#### Goal
Locate all lines with the word "diagram" and copy them out.

[Records from a data collection]
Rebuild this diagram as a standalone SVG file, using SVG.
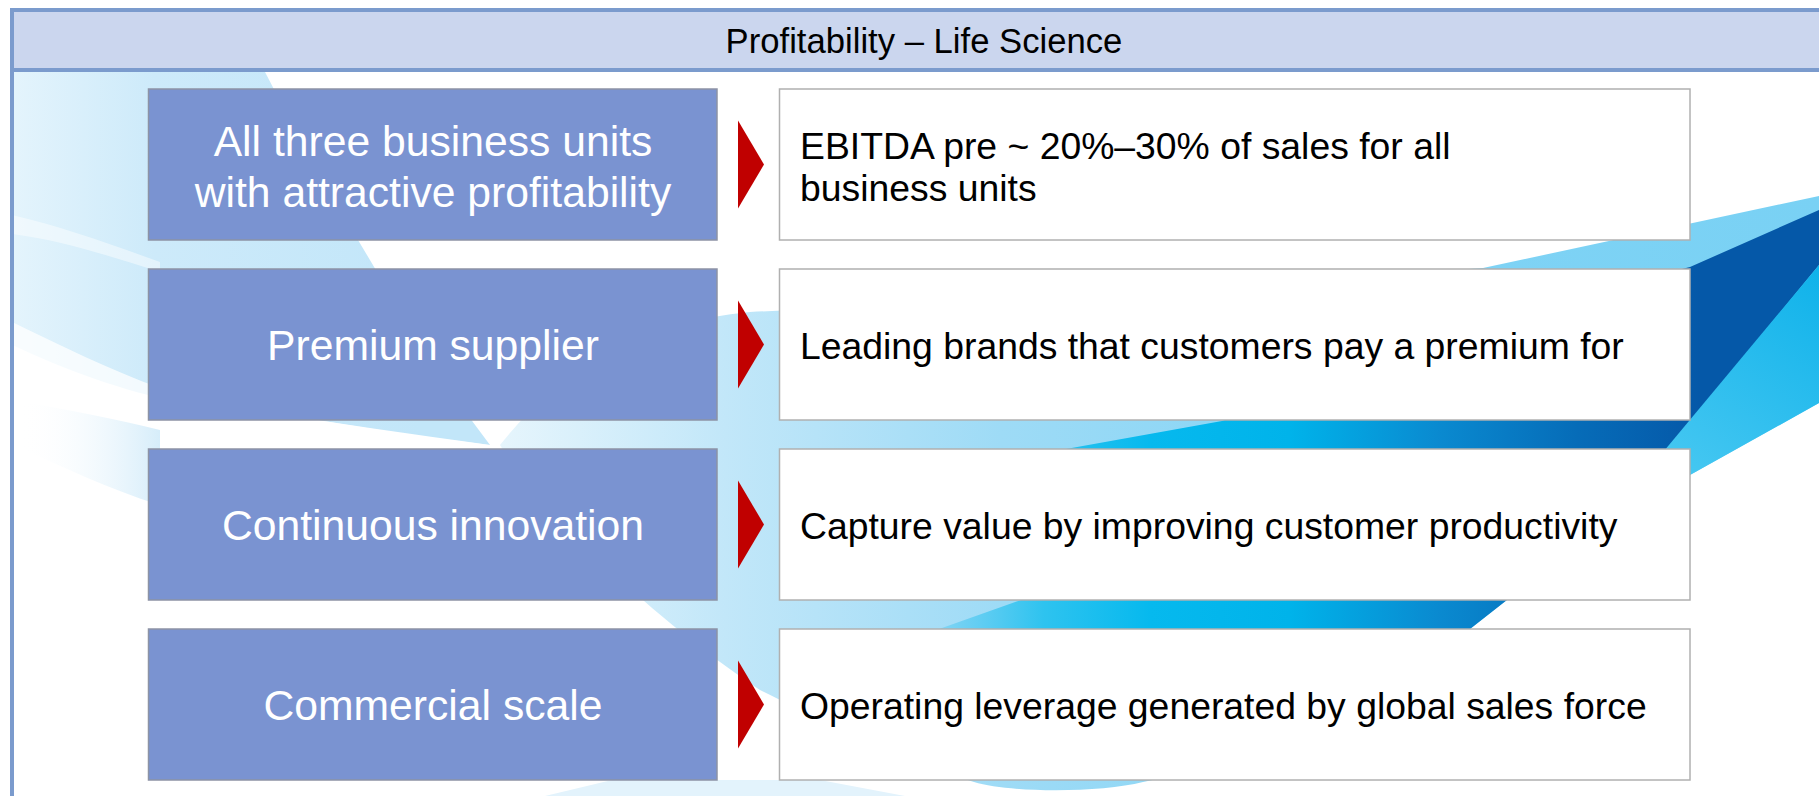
<svg xmlns="http://www.w3.org/2000/svg" width="1819" height="796" viewBox="0 0 1819 796">
  <defs>
    <style>
      .lbox { fill: #7a93d1; stroke: #8d93a5; stroke-width: 1.5; }
      .rbox { fill: #ffffff; stroke: #b0b0b0; stroke-width: 1.5; }
      .ltxt { font-family: "Liberation Sans", Arial, sans-serif; font-size: 42.67px; fill: #ffffff; text-anchor: middle; }
      .rtxt { font-family: "Liberation Sans", Arial, sans-serif; font-size: 37.33px; fill: #000000; }
      .title { font-family: "Liberation Sans", Arial, sans-serif; font-size: 34.67px; fill: #000000; text-anchor: middle; }
      .arrow { fill: #c00000; }
    </style>
    <linearGradient id="gP1" gradientUnits="userSpaceOnUse" x1="12" y1="0" x2="420" y2="0">
      <stop offset="0" stop-color="#e4f4fc"/>
      <stop offset="0.35" stop-color="#cdeafa"/>
      <stop offset="1" stop-color="#c2e6f9"/>
    </linearGradient>
    <linearGradient id="gP3" gradientUnits="userSpaceOnUse" x1="20" y1="0" x2="160" y2="0">
      <stop offset="0" stop-color="#ffffff" stop-opacity="0"/>
      <stop offset="1" stop-color="#d6edfa"/>
    </linearGradient>
    <linearGradient id="gL" gradientUnits="userSpaceOnUse" x1="500" y1="0" x2="1819" y2="0">
      <stop offset="0" stop-color="#e6f5fc"/>
      <stop offset="0.17" stop-color="#c2e7f9"/>
      <stop offset="0.38" stop-color="#9edbf6"/>
      <stop offset="0.68" stop-color="#80d3f5"/>
      <stop offset="1" stop-color="#79d1f4"/>
    </linearGradient>
    <linearGradient id="gM" gradientUnits="userSpaceOnUse" x1="880" y1="0" x2="1700" y2="0">
      <stop offset="0" stop-color="#b0e1f7"/>
      <stop offset="0.1" stop-color="#6fd0f3"/>
      <stop offset="0.2" stop-color="#2ec3ef"/>
      <stop offset="0.33" stop-color="#06b9ee"/>
      <stop offset="0.5" stop-color="#00b3ea"/>
      <stop offset="0.68" stop-color="#0a8ad0"/>
      <stop offset="0.85" stop-color="#066cb8"/>
      <stop offset="1" stop-color="#0558a8"/>
    </linearGradient>
    <linearGradient id="gC" gradientUnits="userSpaceOnUse" x1="1819" y1="265" x2="1650" y2="520">
      <stop offset="0" stop-color="#0fb2ea"/>
      <stop offset="1" stop-color="#52ccf3"/>
    </linearGradient>
  </defs>

  <rect x="0" y="0" width="1819" height="796" fill="#ffffff"/>

  <g id="background">
    <path d="M12,72 L265,72 C300,140 330,195 358,240 C400,310 440,380 490,445 C380,430 250,410 148,395 C90,380 45,360 12,345 Z" fill="url(#gP1)"/>
    <path d="M12,215 C60,226 110,244 160,262 L160,272 C110,256 60,240 12,234 Z" fill="#ffffff" opacity="0.45"/>
    <path d="M12,322 C60,345 110,370 160,388 C260,412 380,432 490,445 C380,445 260,432 160,414 C100,398 50,380 12,362 Z" fill="#ffffff" opacity="0.75"/>
    <path d="M12,400 C70,410 120,420 160,430 L160,505 C110,490 60,465 12,445 Z" fill="url(#gP3)"/>
    <path d="M500,445 C560,370 640,322 750,312 C1000,300 1300,282 1483,268 L1819,196 L1819,403 L1604,523 L1470,629 C1400,690 1250,760 1143,782 C1100,793 1010,793 974,782 C900,760 820,720 760,690 C700,650 640,600 600,560 C560,520 520,480 500,445 Z" fill="url(#gL)"/>
    <path d="M880,650 L1021,600 C1040,540 1050,480 1066,449 L1222,421 C1400,360 1550,300 1690,267 L1819,210 L1819,265 L1668,449 L1507,600 L1470,629 C1420,680 1300,750 1150,775 C1050,760 950,700 880,650 Z" fill="url(#gM)"/>
    <path d="M1819,265 L1819,403 L1604,523 Z" fill="url(#gC)"/>
    <path d="M545,796 L612,780 L820,780 L905,796 Z" fill="#e3f3fc"/>
  </g>

  <g id="frame">
    <rect x="12" y="10" width="1840" height="810" fill="none" stroke="#7b9bcd" stroke-width="4"/>
    <rect x="12" y="10" width="1840" height="60" fill="#cbd6ee" stroke="#7b9bcd" stroke-width="4"/>
    <text class="title" x="924" y="52.5">Profitability – Life Science</text>
  </g>

  <g id="connectors">
    <polygon class="arrow" points="738,120.5 764,164.5 738,208.5"/>
    <polygon class="arrow" points="738,300.5 764,344.5 738,388.5"/>
    <polygon class="arrow" points="738,480.5 764,524.5 738,568.5"/>
    <polygon class="arrow" points="738,660.5 764,704.5 738,748.5"/>
  </g>

  <g id="node-left-1">
    <rect class="lbox" x="148.5" y="89" width="568.5" height="151"/>
    <text class="ltxt" x="433" y="156">All three business units</text>
    <text class="ltxt" x="433" y="207">with attractive profitability</text>
  </g>
  <g id="node-left-2">
    <rect class="lbox" x="148.5" y="269" width="568.5" height="151"/>
    <text class="ltxt" x="433" y="360">Premium supplier</text>
  </g>
  <g id="node-left-3">
    <rect class="lbox" x="148.5" y="449" width="568.5" height="151"/>
    <text class="ltxt" x="433" y="540">Continuous innovation</text>
  </g>
  <g id="node-left-4">
    <rect class="lbox" x="148.5" y="629" width="568.5" height="151"/>
    <text class="ltxt" x="433" y="720">Commercial scale</text>
  </g>

  <g id="node-right-1">
    <rect class="rbox" x="779.5" y="89" width="910.5" height="151"/>
    <text class="rtxt" x="800" y="159">EBITDA pre ~ 20%–30% of sales for all</text>
    <text class="rtxt" x="800" y="201">business units</text>
  </g>
  <g id="node-right-2">
    <rect class="rbox" x="779.5" y="269" width="910.5" height="151"/>
    <text class="rtxt" x="800" y="358.5">Leading brands that customers pay a premium for</text>
  </g>
  <g id="node-right-3">
    <rect class="rbox" x="779.5" y="449" width="910.5" height="151"/>
    <text class="rtxt" x="800" y="538.5">Capture value by improving customer productivity</text>
  </g>
  <g id="node-right-4">
    <rect class="rbox" x="779.5" y="629" width="910.5" height="151"/>
    <text class="rtxt" x="800" y="718.5">Operating leverage generated by global sales force</text>
  </g>
</svg>
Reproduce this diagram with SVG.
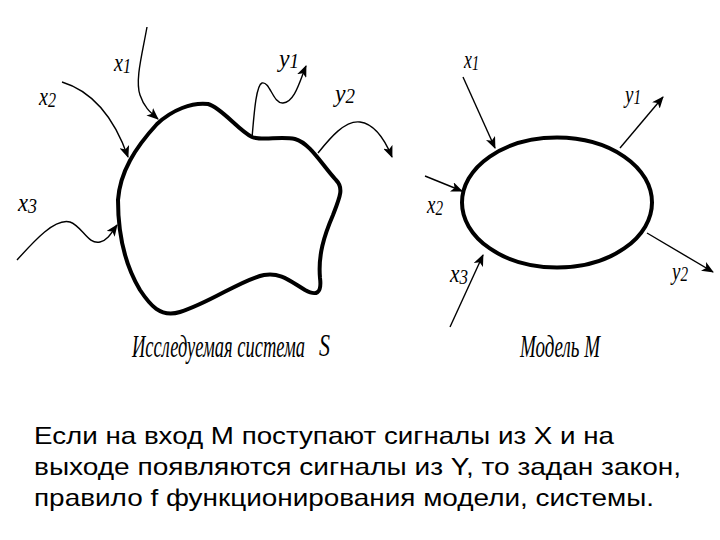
<svg xmlns="http://www.w3.org/2000/svg" width="720" height="540" viewBox="0 0 720 540">
<style>
.bd{fill:none;stroke:#000;stroke-width:4;stroke-linejoin:round}
.ar{fill:none;stroke:#000;stroke-width:1.4;marker-end:url(#ah)}
.lb{font-family:"Liberation Serif",serif;font-style:italic;font-size:25px;fill:#000}
.sb{font-size:20px}
.cap{font-family:"Liberation Serif",serif;font-style:italic;font-size:31px;fill:#000}
.para{font-family:"Liberation Sans",Arial,sans-serif;font-size:24px;fill:#000}
</style>
<defs>
<marker id="ah" viewBox="0 0 12 10" refX="11" refY="5" markerWidth="12" markerHeight="10" markerUnits="userSpaceOnUse" orient="auto">
<path d="M0,0 L12,5 L0,10 L3,5 Z" fill="#000"/>
</marker>
</defs>
<rect width="720" height="540" fill="#fff"/>
<g id="system-S">
<path class="bd" d="M118,200 C120,172 135,148 157,124 C172,110 192,102 208,104 C222,108 238,130 252,137 C262,141 280,136 295,139 C310,143 322,165 336,180 C344,188 340,197 333,215 C324,236 318,255 320,278 C322,294 316,296 305,290 C290,281 280,272 264,275 C242,279 212,302 180,312 C160,318 150,305 140,290 C128,270 118,240 118,200 Z"/>
<text class="cap" x="132" y="357" textLength="173" lengthAdjust="spacingAndGlyphs">Исследуемая система</text>
<text class="cap" x="319" y="356" textLength="11" lengthAdjust="spacingAndGlyphs">S</text>
</g>
<g id="model-M">
<ellipse class="bd" cx="557" cy="202.5" rx="95" ry="65"/>
<text class="cap" x="520" y="357" textLength="80" lengthAdjust="spacingAndGlyphs">Модель М</text>
</g>
<g id="connectors">
<path class="ar" d="M147,27 C142,55 135,80 140,95 C144,107 150,112 158,119"/>
<path class="ar" d="M62,82 C95,92 115,120 128,157"/>
<path class="ar" d="M17,260 C35,240 55,218 70,222 C82,226 88,245 100,242 C108,240 112,232 117,225"/>
<path class="ar" d="M252,138 C254,115 256,85 262,83 C270,81 273,104 283,103 C295,102 300,80 306,66"/>
<path class="ar" d="M318,153 C330,138 345,120 360,122 C375,124 385,140 392,157"/>
<path class="ar" d="M463,77 L495,148"/>
<path class="ar" d="M425,176 L462,191"/>
<path class="ar" d="M450,327 L483,255"/>
<path class="ar" d="M620,148 L663,97"/>
<path class="ar" d="M647,233 L713,272"/>
</g>
<g id="labels">
<text class="lb" x="114" y="71" textLength="17" lengthAdjust="spacingAndGlyphs">x<tspan class="sb" dy="2">1</tspan></text>
<text class="lb" x="39" y="105" textLength="17" lengthAdjust="spacingAndGlyphs">x<tspan class="sb" dy="2">2</tspan></text>
<text class="lb" x="18" y="211" textLength="19" lengthAdjust="spacingAndGlyphs">x<tspan class="sb" dy="2">3</tspan></text>
<text class="lb" x="279" y="67" textLength="20" lengthAdjust="spacingAndGlyphs">y<tspan class="sb" dy="1">1</tspan></text>
<text class="lb" x="335" y="102" textLength="20" lengthAdjust="spacingAndGlyphs">y<tspan class="sb" dy="1">2</tspan></text>
<text class="lb" x="464" y="68" textLength="15" lengthAdjust="spacingAndGlyphs">x<tspan class="sb" dy="2">1</tspan></text>
<text class="lb" x="427" y="213" textLength="16" lengthAdjust="spacingAndGlyphs">x<tspan class="sb" dy="2">2</tspan></text>
<text class="lb" x="450" y="282" textLength="18" lengthAdjust="spacingAndGlyphs">x<tspan class="sb" dy="2">3</tspan></text>
<text class="lb" x="625" y="103" textLength="16" lengthAdjust="spacingAndGlyphs">y<tspan class="sb" dy="1">1</tspan></text>
<text class="lb" x="672" y="280" textLength="16" lengthAdjust="spacingAndGlyphs">y<tspan class="sb" dy="1">2</tspan></text>
</g>
<g id="description">
<text class="para" x="34" y="444" textLength="580" lengthAdjust="spacingAndGlyphs">Если на вход М поступают сигналы из Х и на</text>
<text class="para" x="34" y="475" textLength="647" lengthAdjust="spacingAndGlyphs">выходе появляются сигналы из Y, то задан закон,</text>
<text class="para" x="34" y="506" textLength="620" lengthAdjust="spacingAndGlyphs">правило f функционирования модели, системы.</text>
</g>
</svg>
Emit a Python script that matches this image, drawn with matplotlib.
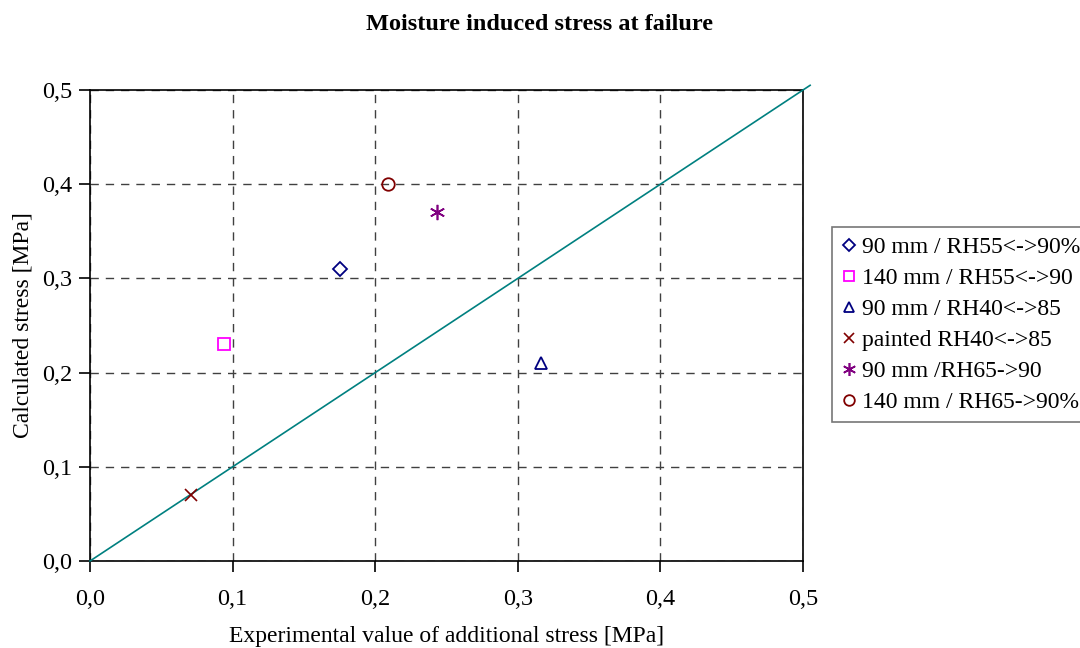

#### Task result
Rebuild this diagram as a standalone SVG file, using SVG.
Reproduce this diagram with SVG.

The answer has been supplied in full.